The Savannah Centre for Contemporary Art (SCCA) opens in Ghana

On 15 March 2019, The Savannah Centre for Contemporary Art opened its doors as an artist-run project space, exhibition and research hub, cultural repository and artists’ residency. Located in Tamale, the SCCA is an initiative of Ibrahim Mahama, who dedicates the space to art and cultural practices which emerged in the 20th Century.

Savannah Centre for Contemporary Art, Tamale. Image © Savannah Centre for Contemporary Art. Photo Nii Odzenma

Savannah Centre for Contemporary Art, Tamale. Image © Savannah Centre for Contemporary Art. Photo Nii Odzenma

SCCA-Tamale intends, with its diverse programming and research interests, to spotlight significant moments in Ghanaian and international art in a communal space. Affiliated to blaxTARLINES KUMASI, the Centre is operated by committed, dedicated and generous persons who produce critical discourse that will eventually be disseminated through exhibitions, publications and allied activities.

SCCA-Tamale is dedicated to art and cultural practices which emerged in the 20th Century and inspire generations of artists and thinkers of the 21st Century and beyond. As an initiative of  Ghanaian artist, Ibrahim Mahama, it is a contribution towards the development and expansion of the contemporary art scene in Ghana.

Galle Winson Kofi Dawson, Corn, 1986. Oil on canvas.

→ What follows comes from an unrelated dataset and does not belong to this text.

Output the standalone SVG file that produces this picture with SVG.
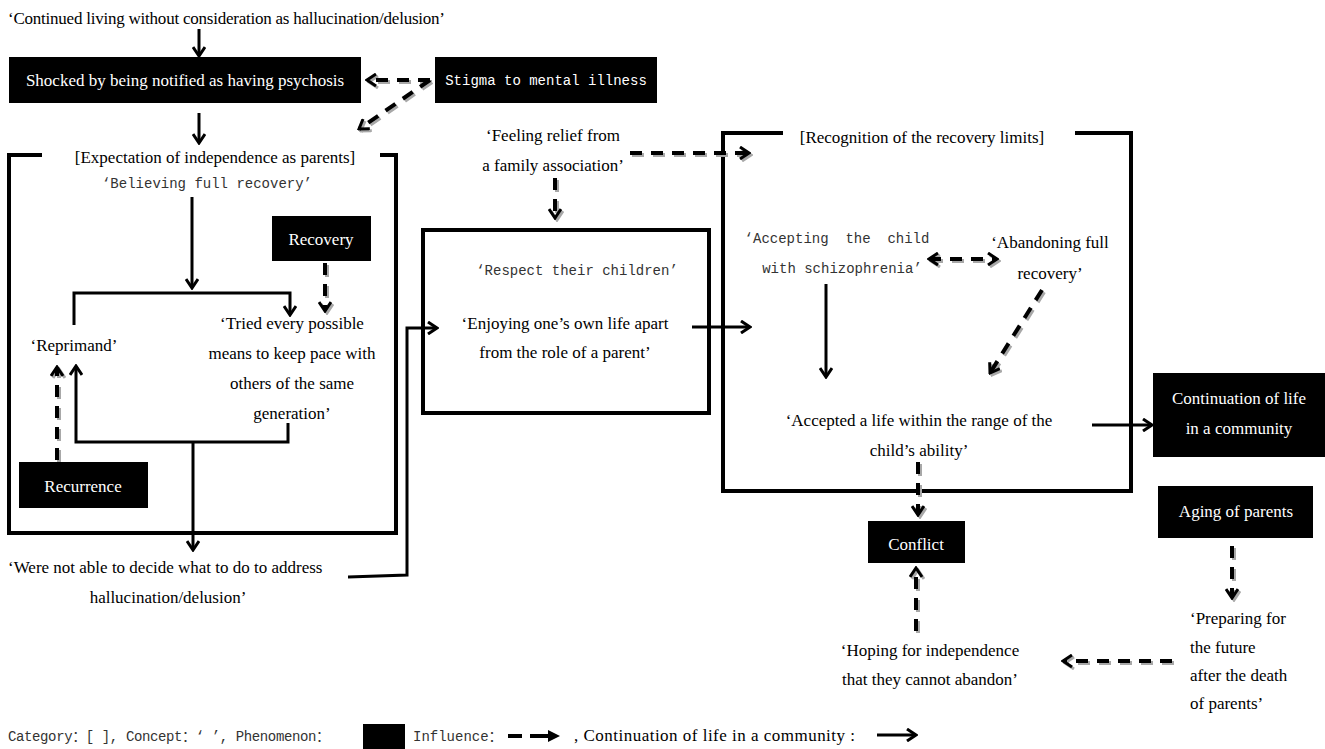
<svg xmlns="http://www.w3.org/2000/svg" width="1325" height="749" viewBox="0 0 1325 749">
<style>
.s{font-family:"Liberation Serif","Times New Roman",serif;font-size:17px;fill:#000}
.w{font-family:"Liberation Serif","Times New Roman",serif;font-size:17px;fill:#fff}
.m{font-family:"Liberation Mono","Noto Sans CJK SC",monospace;font-size:14px;fill:#333}
.mw{font-family:"Liberation Mono","Noto Sans CJK SC",monospace;font-size:14px;fill:#fff}
.c{text-anchor:middle}
.box{fill:#000}
.frame{fill:none;stroke:#000;stroke-width:4}
.sol{fill:none;stroke:#000;stroke-width:3}
.dsh{fill:none;stroke:#000;stroke-width:4;stroke-dasharray:12 9}
.dshg{fill:none;stroke:#a8a8a8;stroke-width:4;stroke-dasharray:12 9}
</style>
<defs>
<marker id="ah" viewBox="0 0 14 14" refX="12" refY="7" markerWidth="14" markerHeight="14" markerUnits="userSpaceOnUse" orient="auto-start-reverse"><path d="M3,1 L12,7 L3,13" fill="none" stroke="#000" stroke-width="3"/></marker>
<marker id="ahg" viewBox="0 0 14 14" refX="12" refY="7" markerWidth="14" markerHeight="14" markerUnits="userSpaceOnUse" orient="auto-start-reverse"><path d="M3,1 L12,7 L3,13" fill="none" stroke="#a8a8a8" stroke-width="3"/></marker>
</defs>
<rect width="1325" height="749" fill="#fff"/>

<g id="frames">
<path class="frame" d="M42,155 H9 V533 H396 V155 H380"/>
<rect class="frame" x="423" y="230" width="286" height="183"/>
<path class="frame" d="M783,133 H723 V491 H1131 V133 H1075"/>
</g>

<g id="connectors">
<g id="shadows" transform="translate(2,2)">
<path class="dshg" d="M430,80 H367" marker-end="url(#ahg)"/>
<path class="dshg" d="M430,80 L359,129" marker-end="url(#ahg)"/>
<path class="dshg" d="M325,263 V311" marker-end="url(#ahg)"/>
<path class="dshg" d="M57,460 V367" marker-end="url(#ahg)"/>
<path class="dshg" d="M630,153 H749" marker-end="url(#ahg)"/>
<path class="dshg" d="M555,178 V218" marker-end="url(#ahg)"/>
<path class="dshg" d="M929,259 H997" marker-start="url(#ahg)" marker-end="url(#ahg)"/>
<path class="dshg" d="M1042,290 L990,373" marker-end="url(#ahg)"/>
<path class="dshg" d="M918,462 V515" marker-end="url(#ahg)"/>
<path class="dshg" d="M916,631 V568" marker-end="url(#ahg)"/>
<path class="dshg" d="M1232,546 V598" marker-end="url(#ahg)"/>
<path class="dshg" d="M1172,661 H1063" marker-end="url(#ahg)"/>
</g>
<path class="sol" d="M199,29 V56" marker-end="url(#ah)"/>
<path class="sol" d="M199,113 V143" marker-end="url(#ah)"/>
<path class="dsh" d="M430,80 H367" marker-end="url(#ah)"/>
<path class="dsh" d="M430,80 L359,129" marker-end="url(#ah)"/>
<path class="sol" d="M192,197 V288" marker-end="url(#ah)"/>
<path class="sol" d="M74,325 V293 H290 V315" marker-end="url(#ah)"/>
<path class="dsh" d="M325,263 V311" marker-end="url(#ah)"/>
<path class="sol" d="M288,423 V442 H76 V366" marker-end="url(#ah)"/>
<path class="sol" d="M193,442 V550" marker-end="url(#ah)"/>
<path class="dsh" d="M57,460 V367" marker-end="url(#ah)"/>
<path class="sol" d="M348,577 L407,575 V328 H437" marker-end="url(#ah)"/>
<path class="dsh" d="M630,153 H749" marker-end="url(#ah)"/>
<path class="dsh" d="M555,178 V218" marker-end="url(#ah)"/>
<path class="sol" d="M692,327 H750" marker-end="url(#ah)"/>
<path class="dsh" d="M929,259 H997" marker-start="url(#ah)" marker-end="url(#ah)"/>
<path class="sol" d="M826,284 V377" marker-end="url(#ah)"/>
<path class="dsh" d="M1042,290 L990,373" marker-end="url(#ah)"/>
<path class="sol" d="M1092,425 H1152" marker-end="url(#ah)"/>
<path class="dsh" d="M918,462 V515" marker-end="url(#ah)"/>
<path class="dsh" d="M916,631 V568" marker-end="url(#ah)"/>
<path class="dsh" d="M1232,546 V598" marker-end="url(#ah)"/>
<path class="dsh" d="M1172,661 H1063" marker-end="url(#ah)"/>
</g>

<g id="n-continued"><text class="s" x="8" y="24" textLength="437">‘Continued living without consideration as hallucination/delusion’</text></g>
<g id="n-shocked"><rect class="box" x="9" y="57" width="352" height="46"/><text class="w c" x="185" y="86">Shocked by being notified as having psychosis</text></g>
<g id="n-stigma"><rect class="box" x="435" y="57" width="222" height="46"/><text class="mw c" x="546" y="85">Stigma to mental illness</text></g>
<g id="n-expectation"><text class="s c" x="215" y="163">[Expectation of independence as parents]</text></g>
<g id="n-believing"><text class="m c" x="207" y="188">‘Believing full recovery’</text></g>
<g id="n-recovery"><rect class="box" x="272" y="216" width="99" height="45"/><text class="w c" x="321" y="245">Recovery</text></g>
<g id="n-tried"><text class="s c" x="292" y="329">‘Tried every possible</text><text class="s c" x="292" y="359">means to keep pace with</text><text class="s c" x="292" y="389">others of the same</text><text class="s c" x="292" y="419">generation’</text></g>
<g id="n-reprimand"><text class="s c" x="74" y="351">‘Reprimand’</text></g>
<g id="n-recurrence"><rect class="box" x="19" y="462" width="129" height="46"/><text class="w c" x="83" y="492">Recurrence</text></g>
<g id="n-werenot"><text class="s" x="8" y="573">‘Were not able to decide what to do to address</text><text class="s c" x="168" y="603">hallucination/delusion’</text></g>
<g id="n-feeling"><text class="s c" x="553" y="141">‘Feeling relief from</text><text class="s c" x="553" y="171">a family association’</text></g>
<g id="n-respect"><text class="m c" x="577" y="275">‘Respect their children’</text></g>
<g id="n-enjoying"><text class="s c" x="565" y="329">‘Enjoying one’s own life apart</text><text class="s c" x="565" y="358">from the role of a parent’</text></g>
<g id="n-recognition"><text class="s c" x="922" y="143">[Recognition of the recovery limits]</text></g>
<g id="n-accepting"><text class="m c" x="837" y="243" xml:space="preserve">‘Accepting  the  child</text><text class="m c" x="842" y="273">with schizophrenia’</text></g>
<g id="n-abandoning"><text class="s c" x="1050" y="248">‘Abandoning full</text><text class="s c" x="1050" y="279">recovery’</text></g>
<g id="n-accepted"><text class="s c" x="919" y="426">‘Accepted a life within the range of the</text><text class="s c" x="919" y="456">child’s ability’</text></g>
<g id="n-continuation"><rect class="box" x="1153" y="373" width="172" height="84"/><text class="w c" x="1239" y="404">Continuation of life</text><text class="w c" x="1239" y="434">in a community</text></g>
<g id="n-aging"><rect class="box" x="1158" y="486" width="155" height="52"/><text class="w c" x="1236" y="517">Aging of parents</text></g>
<g id="n-conflict"><rect class="box" x="868" y="521" width="97" height="42"/><text class="w c" x="916" y="550">Conflict</text></g>
<g id="n-hoping"><text class="s c" x="930" y="656">‘Hoping for independence</text><text class="s c" x="930" y="685">that they cannot abandon’</text></g>
<g id="n-preparing"><text class="s" x="1190" y="624">‘Preparing for</text><text class="s" x="1190" y="653">the future</text><text class="s" x="1190" y="681">after the death</text><text class="s" x="1190" y="709">of parents’</text></g>

<g id="legend">
<text class="m" x="8" y="741" textLength="322">Category：[ ], Concept：‘ ’, Phenomenon：</text>
<rect class="box" x="363" y="724" width="42" height="25"/>
<text class="m" x="413" y="741">Influence：</text>
<path d="M508,736 H522 M530,736 H548" stroke="#000" stroke-width="4"/>
<path d="M548,730 L560,736 L548,742 Z" fill="#000"/>
<text class="s" x="574" y="741" textLength="281">, Continuation of life in a community :</text>
<path class="sol" d="M877,735 H916" marker-end="url(#ah)"/>
</g>
</svg>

Courtesy of the Artist and Savannah Centre for Contemporary Art, Tamale.

The first exhibition is curated by Bernard Akoi-Jackson and is a retrospective on the work of Ghanaian modernist Ko Dawson (b. 1940) who coined the term Afro-Journalism to describe his socially-committed art practice. Entitled “Galle Winston Kofi Dawson: In Pursuit of something ‘Beautiful’, perhaps…”, the exhibition harts the complex trajectory of an artist whose body of works stretches across a multiplicity of forms including serigraphy, etching, woodcut, ink and line drawing, acrylic and oil painting, collage, sculpture and installation.

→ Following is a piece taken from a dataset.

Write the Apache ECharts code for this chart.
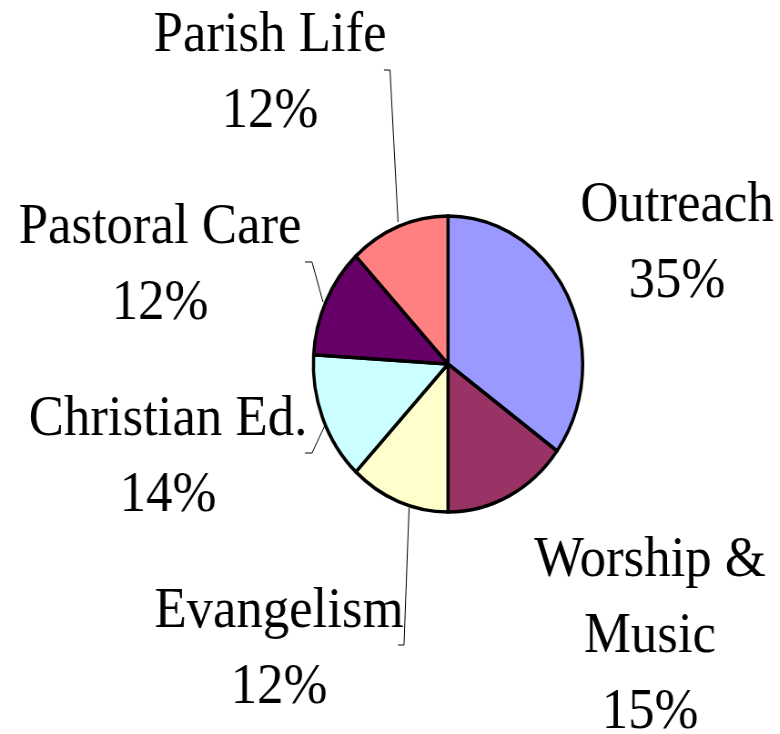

A potentially turbulent period spanning more than fifty years of incredible dedication to artistic innovation, experimentation and political resolve is encapsulated in the curatorial selection of objects and texts. Whilst the greater portion of the exhibited works is selected from Dawson’s own holdings, a significant number is loaned or borrowed from a fair sampling of his collector base in Ghana.